★西武鉄道の前社長小柳皓正氏が自殺したわけだが★

これでコクド関連の自殺は二人目か。これら二件ともが本当に自殺なのか、あるいは自殺に見せかけられたアレなのかは別として、ちょっと自殺について語ってみる。

自殺はいつも外部への窓が閉じられた閉鎖的空間でのみ起こる。外部の視点というフレッシュエアーが入る所で、自分の価値観を揺るがす外側の価値観が銀河ほども存在することを知りながら、その後に「さてそれでは」と自殺する構図は見たことがない。問題は何時も孤立化であり、閉鎖化、そしてその終着点である思考の自己循環なのである。

思考の自己循環、人間が危険化するときには何時もこの構造が現れる。個人レベルでは自殺、他殺を含めた自他への物理的・精神的攻撃。また外部への窓が閉じられればその規模を問わず、人間は集団的に自己循環を始め、集団の中で自己の一部を攻撃し、集団でもって他者を攻撃する。日本でもあらゆるフェイズで頻繁に行われる社会的イジメがそうだし、国家単位でこの構造が現れたのが現代の北朝鮮であり大戦中の日本帝国であり911直後のアメリカでありイスラエルだ。

閉じられた諫早湾の水が徐々に腐っていくのは必然だ。閉じられた窓は開けられなければならない。もちろん人間は基本的に怠惰であるから、内側に閉じこもりたい気持ちは理解できる。それが集団化している場合は、集団が個人が宿命的に抱える孤独を癒してくれるような錯覚を伴うからなおさら甘美に映り、外側の窓を閉じるどころか塗り込めたくなるのだ。しかし言うまでもなく、それらは幻想であり、暗幕が空けられれば瞬時に不確かになる脆き輪郭だ。暗幕で遮られた講堂で集団で見る映画に他ならないのだ。

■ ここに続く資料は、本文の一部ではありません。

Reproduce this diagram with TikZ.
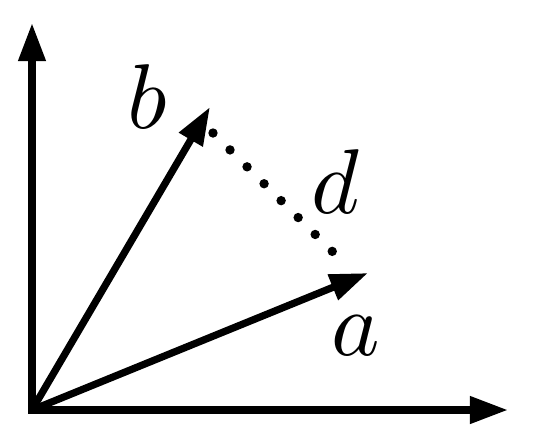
\documentclass[tikz,border=0pt]{standalone}
\usepackage{amsmath}
\usetikzlibrary{arrows.meta, calc}
\newcommand{\vecArrow}{{Triangle[length=19pt, width=13pt]}}

\begin{document}
\begin{tikzpicture}[x=0.5pt, y=-0.5pt, line width=3.6pt]
	\useasboundingbox (0,0) rectangle (538,447);
	\coordinate (O) at (32,410);
	\coordinate (X) at (508,410);
	\coordinate (Y) at (32,23);
	\coordinate (A) at (368,273);
	\coordinate (B) at (210,107);
	\coordinate (D1) at (213,133);
	\coordinate (D2) at (349,268);

	\draw[\vecArrow-\vecArrow, line join=miter]	(X) -- (O) -- (Y);

	\foreach \name in {A, B} {
		\draw[-\vecArrow]	(O) -- (\name);
	}

	\draw[line width=4.7pt, line cap=round, dash pattern=on 0pt off 12pt]	(D1) -- (D2);

	\foreach \name/\x/\y/\txt in {b/147/97/b, d/335/182/d, a/356/336/a} {
		\node[inner sep=0pt, scale=4.6] (\name) at (\x,\y) {$\txt$};
	}
\end{tikzpicture}
\end{document}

また、孤立化は、孤立している時間が長ければ長いほど取り返しが付かないものになると錯覚される。時々人は外側の世界があることに薄々気付いたりするのだが、その取り返しの付かなさから本来は救済そのものであるはずの木洩れ日の進入を塞ごうと暗幕のほころびの修復に必死になる。その姿は、まるで穴の開いたボートから水を掻き出すかのようだ。もちろん彼らは愚かだ。なぜなら若さとは相対であり、生きている限り人は、残された時間を永遠的概念に変えて短からず楽しむことができる。生とは、言うまでもなく、チャンスなのだ。

このBLOGに訪れてくれるすべての若者たちに私が伝えることができるのは、物凄く単純だ。どんな価値観にも外側が存在し、そして命ある限り、全ての人は窓の外にでるチャンスを有する。本人が思っている以上にその脱出はあっけないものだ。過去がそうであったように、人間は未来の全てをどのようにも選択できる。会社を辞めること、日本を離れること、それらは意外なほどにあっけなく、その瞬間に200%悪夢は醒める。そしてそれらは、少なくとも日本人である限り、誰にでも選択可能だ。

小柳皓正氏は首つりのロープにネクタイを使ったという。最期の最期までネクタイを外せなかった彼の辿った悲しき運命に、われわれは学ぶべきだと私は思う。それによって彼を私の中で生かしてやろうと私は思う。